Goal: Quote the whole listing word for word. Do not include the pictures.

Information supplied:
>> start
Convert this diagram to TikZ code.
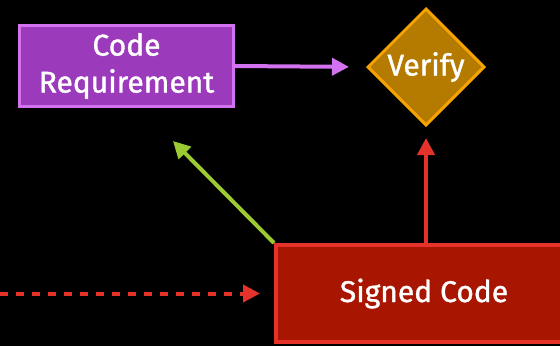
\documentclass[tikz,border=0pt]{standalone}
\usepackage{fontspec}
\setmainfont{Fira Sans}[FakeBold=1.2]
\usetikzlibrary{shapes.geometric,arrows.meta,positioning}

\definecolor{reqfill}{HTML}{9B3ABB}
\definecolor{reqline}{HTML}{D272EE}
\definecolor{verfill}{HTML}{B57A00}
\definecolor{verline}{HTML}{F5A300}
\definecolor{sigfill}{HTML}{A81500}
\definecolor{sigline}{HTML}{E5322A}
\definecolor{grn}{HTML}{9BCB30}

\begin{document}
\begin{tikzpicture}[x=1pt,y=-1pt,
    every node/.style={text=white,font=\fontsize{30}{37}\selectfont},
    box/.style={rectangle,inner sep=0pt,align=center},
    req/.style={box,fill=reqfill,draw=reqline,line width=3pt,minimum width=214pt,minimum height=81pt},
    check/.style={diamond,aspect=1,inner sep=0pt,fill=verfill,draw=verline,line width=3pt,minimum width=117pt,minimum height=117pt},
    signed/.style={box,fill=sigfill,draw=sigline,line width=4pt,minimum width=296pt,minimum height=97pt},
    arr/.style={line width=4pt,-{Triangle[length=17pt,width=17pt]}}]
  \useasboundingbox[fill=black] (0,0) rectangle (560,346);
  \clip (0,0) rectangle (560,346);
  \node[req] (req) at (126.5,66) {Code\\Requirement};
  \node[check] (verify) at (426,67) {Verify};
  \node[signed] (sig) at (424,293.5) {Signed Code};
  \coordinate (src) at (0,293.5);
  \coordinate (gtip) at (173,141);

  \draw[arr,reqline,shorten >=17pt] (req.east) -- (verify.west);
  \draw[arr,sigline,shorten >=11pt] (verify.south |- sig.north) -- (verify.south);
  \draw[arr,grn] (sig.north west) -- (gtip);
  \draw[arr,sigline,dash pattern=on 8pt off 8pt,shorten >=14pt] (src) -- (sig.west);
\end{tikzpicture}
\end{document}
>> end
Final result:
Convert this diagram to TikZ code.
\documentclass[tikz,border=0pt]{standalone}
\usepackage{fontspec}
\setmainfont{Fira Sans}[FakeBold=1.2]
\usetikzlibrary{shapes.geometric,arrows.meta,positioning}

\definecolor{reqfill}{HTML}{9B3ABB}
\definecolor{reqline}{HTML}{D272EE}
\definecolor{verfill}{HTML}{B57A00}
\definecolor{verline}{HTML}{F5A300}
\definecolor{sigfill}{HTML}{A81500}
\definecolor{sigline}{HTML}{E5322A}
\definecolor{grn}{HTML}{9BCB30}

\begin{document}
\begin{tikzpicture}[x=1pt,y=-1pt,
    every node/.style={text=white,font=\fontsize{30}{37}\selectfont},
    box/.style={rectangle,inner sep=0pt,align=center},
    req/.style={box,fill=reqfill,draw=reqline,line width=3pt,minimum width=214pt,minimum height=81pt},
    check/.style={diamond,aspect=1,inner sep=0pt,fill=verfill,draw=verline,line width=3pt,minimum width=117pt,minimum height=117pt},
    signed/.style={box,fill=sigfill,draw=sigline,line width=4pt,minimum width=296pt,minimum height=97pt},
    arr/.style={line width=4pt,-{Triangle[length=17pt,width=17pt]}}]
  \useasboundingbox[fill=black] (0,0) rectangle (560,346);
  \clip (0,0) rectangle (560,346);
  \node[req] (req) at (126.5,66) {Code\\Requirement};
  \node[check] (verify) at (426,67) {Verify};
  \node[signed] (sig) at (424,293.5) {Signed Code};
  \coordinate (src) at (0,293.5);
  \coordinate (gtip) at (173,141);

  \draw[arr,reqline,shorten >=17pt] (req.east) -- (verify.west);
  \draw[arr,sigline,shorten >=11pt] (verify.south |- sig.north) -- (verify.south);
  \draw[arr,grn] (sig.north west) -- (gtip);
  \draw[arr,sigline,dash pattern=on 8pt off 8pt,shorten >=14pt] (src) -- (sig.west);
\end{tikzpicture}
\end{document}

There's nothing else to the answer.